-------- Supplied data

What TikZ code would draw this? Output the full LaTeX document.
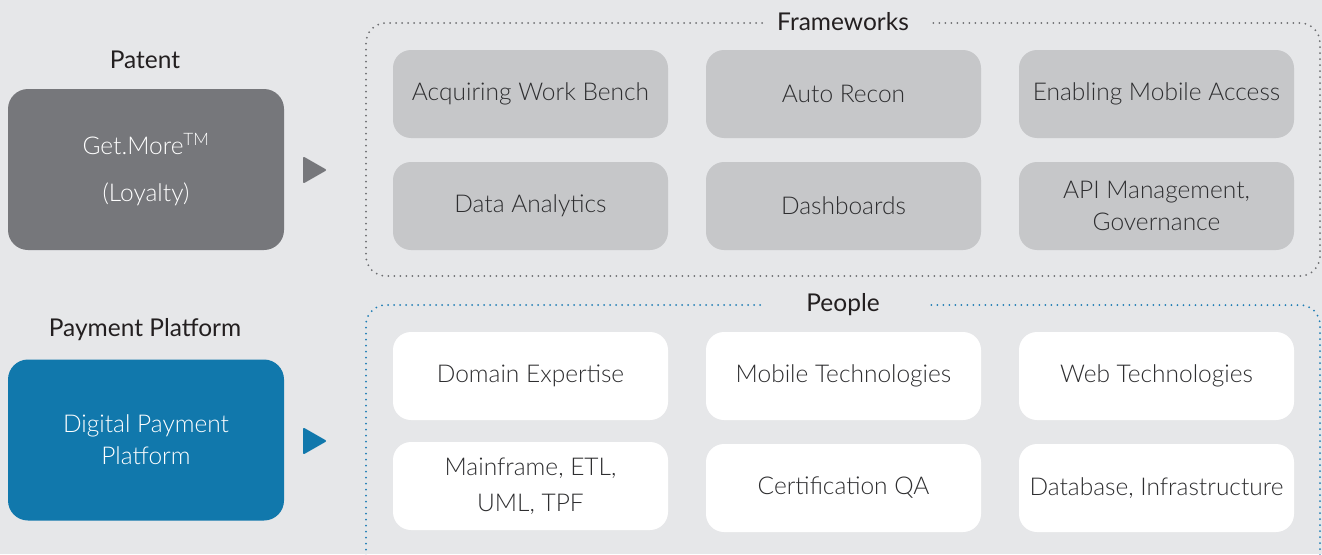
\documentclass[tikz,border=0pt]{standalone}
\usepackage{fontspec}
\setmainfont{Lato}[UprightFont=* Light, BoldFont=* Regular]
\begin{document}
\begin{tikzpicture}[x=1pt,y=-1pt,
  cell/.style={rounded corners=18pt, minimum width=275pt, minimum height=88pt, align=center, font=\fontsize{24.5}{32}\selectfont, text=txt, inner sep=0pt},
  fw/.style={cell, fill=fwgray},
  pp/.style={cell, fill=white},
  side/.style={rounded corners=20pt, minimum width=276pt, minimum height=161pt, align=center, text=white, font=\fontsize{24.5}{32}\selectfont, inner sep=0pt},
  head/.style={font=\bfseries\fontsize{24.5}{28}\selectfont, text=htxt},
  dots/.style={line width=2pt, line cap=round, dash pattern=on 0pt off 6pt, rounded corners=20pt},
  tri/.style={line join=round, line width=2pt}
]
\definecolor{bg}{HTML}{E6E7E9}
\definecolor{fwgray}{HTML}{C6C7C9}
\definecolor{darkbox}{HTML}{76777B}
\definecolor{bluebox}{HTML}{1178AC}
\definecolor{txt}{HTML}{2E2E30}
\definecolor{htxt}{HTML}{231F20}
\definecolor{dotgray}{HTML}{6D6E71}
\definecolor{dotblue}{HTML}{1F7DB5}
\fill[bg] (0,0) rectangle (1322,554);
\useasboundingbox (0,0) rectangle (1322,554);
\clip (0,0) rectangle (1322,554);

% left side
\node[head] (patent) at (145,60) {Patent};
\node[side, fill=darkbox, font=\fontsize{24.5}{47}\selectfont] (getmore) at (146,169.5) {Get.More\textsuperscript{TM}\\(Loyalty)};
\node[head] (payplat) at (145,330) {Payment Platform};
\node[side, fill=bluebox] (dpp) at (146,440) {Digital Payment\\Platform};

% triangles
\fill[darkbox, draw=darkbox, tri] (304,158) -- (325,170) -- (304,182) -- cycle;
\fill[bluebox, draw=bluebox, tri] (304,429) -- (325,441) -- (304,453) -- cycle;

% Frameworks frame
\node[head] (fwtitle) at (843,22) {Frameworks};
\coordinate (fwa) at (762,23);
\coordinate (fwb) at (928,23);
\draw[dots, dotgray] (fwa) -- (366,23) -- (366,276) -- (1320,276) -- (1320,23) -- (fwb);

% People frame
\node[head] (pptitle) at (843,305) {People};
\coordinate (ppa) at (760,305);
\coordinate (ppb) at (928,305);
\draw[dots, dotblue] (ppa) -- (366,305) -- (366,600) -- (1320,600) -- (1320,305) -- (ppb);

% Frameworks cells
\node[fw] (awb) at (530.5,94) {Acquiring Work Bench};
\node[fw] (ar) at (843.5,94) {Auto Recon};
\node[fw] (ema) at (1156.5,94) {Enabling Mobile Access};
\node[fw] (da) at (530.5,206) {Data Analytics};
\node[fw] (db) at (843.5,206) {Dashboards};
\node[fw] (api) at (1156.5,206) {API Management,\\Governance};

% People cells
\node[pp] (de) at (530.5,376) {Domain Expertise};
\node[pp] (mt) at (843.5,376) {Mobile Technologies};
\node[pp] (wt) at (1156.5,376) {Web Technologies};
\node[pp, font=\fontsize{24.5}{36}\selectfont] (mf) at (530.5,486) {Mainframe, ETL,\\UML, TPF};
\node[pp] (cq) at (843.5,488) {Certification QA};
\node[pp] (dbi) at (1156.5,488) {Database, Infrastructure};
\end{tikzpicture}
\end{document}
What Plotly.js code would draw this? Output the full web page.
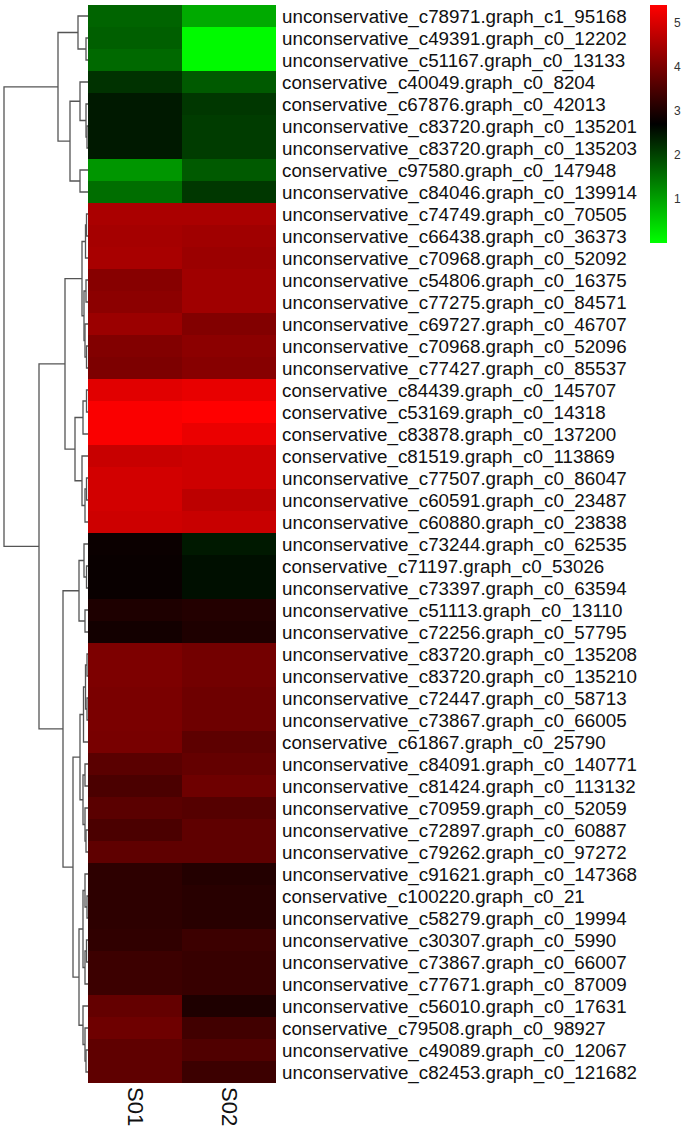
<!DOCTYPE html>
<html><head><meta charset="utf-8">
<script src="https://cdn.plot.ly/plotly-3.0.1.min.js"></script>
<style>html,body{margin:0;padding:0;background:#fff}</style>
</head><body><div id="chart" style="width:685px;height:1135px"></div>
<script>
const samples = ['S01', 'S02'];
const genes = [
  'unconservative_c78971.graph_c1_95168','unconservative_c49391.graph_c0_12202','unconservative_c51167.graph_c0_13133',
  'conservative_c40049.graph_c0_8204','conservative_c67876.graph_c0_42013','unconservative_c83720.graph_c0_135201',
  'unconservative_c83720.graph_c0_135203','conservative_c97580.graph_c0_147948','unconservative_c84046.graph_c0_139914',
  'unconservative_c74749.graph_c0_70505','unconservative_c66438.graph_c0_36373','unconservative_c70968.graph_c0_52092',
  'unconservative_c54806.graph_c0_16375','unconservative_c77275.graph_c0_84571','unconservative_c69727.graph_c0_46707',
  'unconservative_c70968.graph_c0_52096','unconservative_c77427.graph_c0_85537','conservative_c84439.graph_c0_145707',
  'conservative_c53169.graph_c0_14318','conservative_c83878.graph_c0_137200','conservative_c81519.graph_c0_113869',
  'unconservative_c77507.graph_c0_86047','unconservative_c60591.graph_c0_23487','unconservative_c60880.graph_c0_23838',
  'unconservative_c73244.graph_c0_62535','conservative_c71197.graph_c0_53026','unconservative_c73397.graph_c0_63594',
  'unconservative_c51113.graph_c0_13110','unconservative_c72256.graph_c0_57795','unconservative_c83720.graph_c0_135208',
  'unconservative_c83720.graph_c0_135210','unconservative_c72447.graph_c0_58713','unconservative_c73867.graph_c0_66005',
  'conservative_c61867.graph_c0_25790','unconservative_c84091.graph_c0_140771','unconservative_c81424.graph_c0_113132',
  'unconservative_c70959.graph_c0_52059','unconservative_c72897.graph_c0_60887','unconservative_c79262.graph_c0_97272',
  'unconservative_c91621.graph_c0_147368','conservative_c100220.graph_c0_21','unconservative_c58279.graph_c0_19994',
  'unconservative_c30307.graph_c0_5990','unconservative_c73867.graph_c0_66007','unconservative_c77671.graph_c0_87009',
  'unconservative_c56010.graph_c0_17631','conservative_c79508.graph_c0_98927','unconservative_c49089.graph_c0_12067',
  'unconservative_c82453.graph_c0_121682'
];
const s01 = [1.64,1.69,1.59,2.17,2.44,2.44,2.44,1.11,1.54,
  4.50,4.45,4.48,4.13,4.18,4.34,4.08,4.02,
  5.08,5.35,5.35,4.82,4.92,4.92,4.87,
  2.82,2.80,2.80,3.02,2.90,
  4.02,4.02,3.99,3.99,3.97,
  3.65,3.49,3.65,3.49,3.71,
  3.18,3.18,3.18,3.21,3.34,3.34,
  3.76,3.86,3.71,3.71];
const s02 = [0.90,0.05,0.05,1.75,2.12,2.06,2.06,1.75,2.12,
  4.50,4.39,4.34,4.39,4.39,4.08,4.18,4.13,
  5.16,5.40,5.19,4.87,4.87,4.69,4.82,
  2.44,2.54,2.54,3.07,3.02,
  3.92,3.92,3.86,3.86,3.68,
  3.76,3.86,3.60,3.71,3.71,
  3.07,3.12,3.12,3.34,3.28,3.28,
  3.02,3.39,3.55,3.34];
// hclust-style merges: negative = leaf (1-based row), positive = earlier merge
const mergeLeft   = [-2,-1,-6,-5,-4,-8,5,2,-10,-12,-13,-16,-15,11,10,-18,16,-22,18,-21,17,15,-26,-25,-28,24,-30,-32,27,29,-35,-38,-37,31,30,-41,-40,-43,38,37,-48,-47,-46,40,35,26,22,8];
const mergeRight  = [-3,1,-7,3,4,-9,6,7,-11,9,-14,-17,12,13,14,-19,-20,-23,-24,19,20,21,-27,23,-29,25,-31,-33,28,-34,-36,-39,32,33,34,-42,36,-44,-45,39,-49,41,42,43,44,45,46,47];
const mergeHeight = [2,10,1,2,8,8,18,30,1.5,2.5,2,1.5,3,4,6,1.5,5,1.5,3,6,13,23,1.5,4,3,9,1,1,2.5,4.5,3,2,3,5,8,1,3,1.5,3,5,2,3,5,9,15,25,49,84];
const colorTicks = [1,2,3,4,5];

const z = genes.map((g, i) => [s01[i], s02[i]]);
const rowIdx = genes.map((g, i) => i);

// dendrogram geometry from merges
const nodeY = [], nodeH = [];
function childPos(c) {
  if (c < 0) return [-c - 1, 0];
  return [nodeY[c - 1], nodeH[c - 1]];
}
const dx = [], dy = [];
for (let k = 0; k < mergeLeft.length; k++) {
  const [ya, ha] = childPos(mergeLeft[k]);
  const [yb, hb] = childPos(mergeRight[k]);
  const h = mergeHeight[k];
  nodeY.push((ya + yb) / 2); nodeH.push(h);
  dx.push(ha, h, h, hb, null);
  dy.push(ya, ya, yb, yb, null);
}

const W = 685, H = 1135;
const hmL = 88 / W, hmR = 276 / W;
const yBot = (H - 1083) / H, yTop = (H - 5) / H;

const traces = [
  {
    type: 'heatmap', x: [0, 1], y: rowIdx, z: z,
    zmin: 0, zmax: 5.4,
    colorscale: [[0, '#00FF00'], [0.5, '#000000'], [1, '#FF0000']],
    xaxis: 'x', yaxis: 'y', hoverinfo: 'skip',
    colorbar: {
      x: 650 / W, xanchor: 'left', y: yTop, yanchor: 'top',
      thickness: 17, thicknessmode: 'pixels', len: 238, lenmode: 'pixels',
      xpad: 0, ypad: 0,
      tickvals: colorTicks, ticks: 'outside', ticklen: 5, tickcolor: 'rgba(0,0,0,0)', outlinewidth: 0,
      tickfont: {family: 'Liberation Sans, Arial, sans-serif', size: 12, color: '#333'}
    }
  },
  {
    type: 'scatter', mode: 'lines', x: dx, y: dy, xaxis: 'x2', yaxis: 'y',
    line: {color: '#555', width: 1.3}, hoverinfo: 'skip', showlegend: false
  }
];

const layout = {
  width: W, height: H, margin: {l: 0, r: 0, t: 0, b: 0},
  paper_bgcolor: '#fff', plot_bgcolor: '#fff', showlegend: false,
  font: {family: 'Liberation Sans, Arial, sans-serif', color: '#111'},
  xaxis: {
    domain: [hmL, hmR], range: [-0.5, 1.5], anchor: 'y',
    tickvals: [0, 1], ticktext: samples, tickangle: 90, ticks: '', ticklabelstandoff: 3,
    tickfont: {size: 22, color: '#111'}, showgrid: false, zeroline: false, showline: false
  },
  xaxis2: {
    domain: [0, hmL], range: [88, 0], anchor: 'y',
    visible: false, showgrid: false, zeroline: false
  },
  yaxis: {
    domain: [yBot, yTop], range: [48.5, -0.5], side: 'right', anchor: 'x',
    tickvals: rowIdx, ticktext: genes, ticks: '', ticklabelstandoff: 5,
    tickfont: {size: 18.8, color: '#111'}, showgrid: false, zeroline: false, showline: false
  }
};

Plotly.newPlot('chart', traces, layout, {displayModeBar: false, staticPlot: true});
</script>
</body></html>
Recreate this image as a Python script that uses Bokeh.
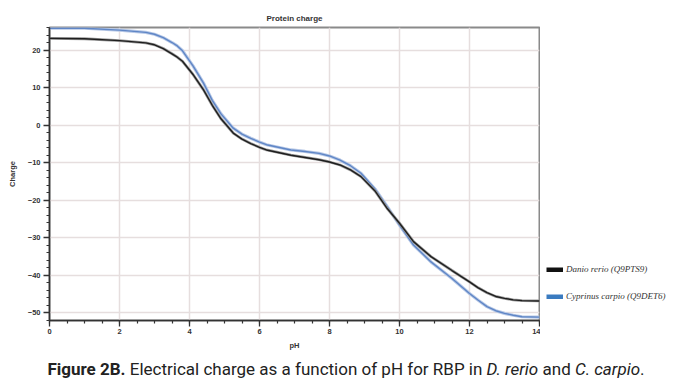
from bokeh.plotting import figure
from bokeh.models import (Range1d, FixedTicker, Legend, LegendItem, ColumnDataSource, Div)
from bokeh.layouts import column, row
from bokeh.embed import file_html
from bokeh.resources import INLINE

# ---- data ----
ph = [0, 1, 2, 2.5, 2.75, 3, 3.25, 3.5, 3.65, 3.8, 4.1, 4.4, 4.65, 4.9, 5.25,
      5.5, 5.75, 6.0, 6.2, 6.9, 7.3, 7.7, 8.0, 8.3, 8.6, 8.9, 9.3, 9.65, 10,
      10.4, 10.9, 11.5, 12, 12.25, 12.5, 12.75, 13, 13.25, 13.5, 14]
danio = [23.1, 23.0, 22.5, 22.1, 21.9, 21.4, 20.4, 19.0, 18.1, 17.0, 13.5,
         9.4, 5.3, 1.7, -2.1, -3.7, -4.9, -5.9, -6.6, -8.0, -8.6, -9.2, -9.8,
         -10.6, -11.9, -13.7, -17.5, -22.2, -26.1, -31.0, -35.0, -38.7, -41.7,
         -43.3, -44.6, -45.6, -46.1, -46.5, -46.7, -46.8]
cyprinus = [25.8, 25.8, 25.3, 24.9, 24.7, 24.2, 23.3, 22.0, 21.1, 19.8, 15.8,
            11.2, 6.6, 3.0, -0.8, -2.4, -3.5, -4.5, -5.2, -6.6, -7.0, -7.5,
            -8.2, -9.3, -10.8, -12.8, -17.0, -21.7, -26.6, -31.9, -36.4, -40.8,
            -44.8, -46.6, -48.3, -49.4, -50.1, -50.6, -51.0, -51.1]
x_ticks = [0, 2, 4, 6, 8, 10, 12, 14]
y_ticks = [-50, -40, -30, -20, -10, 0, 10, 20]
series_names = ["Danio rerio (Q9PTS9)", "Cyprinus carpio (Q9DET6)"]

p = figure(output_backend="svg", toolbar_location=None,
           frame_width=490, frame_height=293,
           min_border_left=49, min_border_right=1,
           min_border_top=27, min_border_bottom=36,
           x_range=Range1d(0, 14), y_range=Range1d(-52, 26),
           title="Protein charge")

p.title.align = "center"
p.title.text_font = "Liberation Sans"
p.title.text_font_size = "8px"
p.title.text_font_style = "bold"
p.title.text_color = "#333333"
p.title.offset = 0
p.title.standoff = 9

p.outline_line_color = "#8a8a8a"
p.outline_line_width = 2

for g in (p.xgrid[0], p.ygrid[0]):
    g.grid_line_color = "#e6dede"
    g.grid_line_width = 1.5

p.xaxis.ticker = FixedTicker(ticks=x_ticks,
                             minor_ticks=[i * 0.5 for i in range(29)])
p.yaxis.ticker = FixedTicker(ticks=y_ticks,
                             minor_ticks=list(range(-52, 27, 2)))
p.xaxis.axis_label = "pH"
p.yaxis.axis_label = "Charge"
for ax in (p.xaxis[0], p.yaxis[0]):
    ax.axis_line_color = "#333333"
    ax.axis_line_width = 1.5
    ax.major_tick_line_color = "#333333"
    ax.major_tick_line_width = 1.3
    ax.minor_tick_line_color = "#333333"
    ax.minor_tick_line_width = 1.2
    ax.major_tick_in = 0
    ax.major_tick_out = 6
    ax.minor_tick_in = 0
    ax.minor_tick_out = 3
    ax.major_label_text_font = "Liberation Sans"
    ax.major_label_text_font_size = "7.5px"
    ax.major_label_text_font_style = "bold"
    ax.major_label_text_color = "#333333"
    ax.axis_label_text_font = "Liberation Sans"
    ax.axis_label_text_font_size = "7.5px"
    ax.axis_label_text_font_style = "bold"
    ax.axis_label_text_color = "#333333"
p.xaxis.major_label_standoff = 2
p.xaxis.axis_label_standoff = 4
p.yaxis.major_label_standoff = 3
p.yaxis.axis_label_standoff = 8

src = ColumnDataSource(dict(ph=ph, danio=danio, cyprinus=cyprinus))
p.line("ph", "cyprinus", source=src, line_color="#b7c8e6", line_width=3.2)
p.line("ph", "cyprinus", source=src, line_color="#5f86c6", line_width=1.4)
p.line("ph", "danio", source=src, line_color="#9a9a9a", line_width=2.8)
p.line("ph", "danio", source=src, line_color="#1e1e1e", line_width=1.4)

# legend lives in a small companion figure to the right of the plot frame
lf = figure(output_backend="svg", toolbar_location=None,
            width=137, height=356, min_border=0,
            x_range=Range1d(100, 101), y_range=Range1d(100, 101))
lf.axis.visible = False
lf.grid.visible = False
lf.outline_line_color = None
sw1 = lf.line("ph", "danio", source=src, line_color="#111111", line_width=5)
sw2 = lf.line("ph", "cyprinus", source=src, line_color="#3a7bc0", line_width=5)

legend = Legend(items=[LegendItem(label=series_names[0], renderers=[sw1]),
                       LegendItem(label=series_names[1], renderers=[sw2])],
                location=(6, 19), orientation="vertical",
                glyph_width=17, glyph_height=5, label_height=10,
                label_standoff=3, spacing=17, padding=0, margin=0,
                border_line_color=None, background_fill_alpha=0)
legend.label_text_font = "Liberation Serif"
legend.label_text_font_style = "italic"
legend.label_text_font_size = "9px"
legend.label_text_color = "#333333"
lf.add_layout(legend)

caption = Div(width=676, height=32, text=(
    '<div style="width:664px;text-align:center;font-family:\'Liberation Sans Narrow\','
    '\'Arial Narrow\',\'Roboto\',sans-serif;font-size:17px;color:#222;'
    'position:relative;left:9px;top:-4px;white-space:nowrap">'
    '<b>Figure 2B.</b> Electrical charge as a function of pH for RBP in '
    '<i>D. rerio</i> and <i>C. carpio</i>.</div>'))

layout = column(row(p, lf, spacing=0), caption, spacing=0)
open("out.html", "w").write(file_html(layout, INLINE))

----------------

→ Your objective
Gather every line from the listing above in which "What" appears, and copy those lines.

→ Output
What TikZ code would draw this? Output the full LaTeX document.
What Plotly.js code would draw this? Output the full web page.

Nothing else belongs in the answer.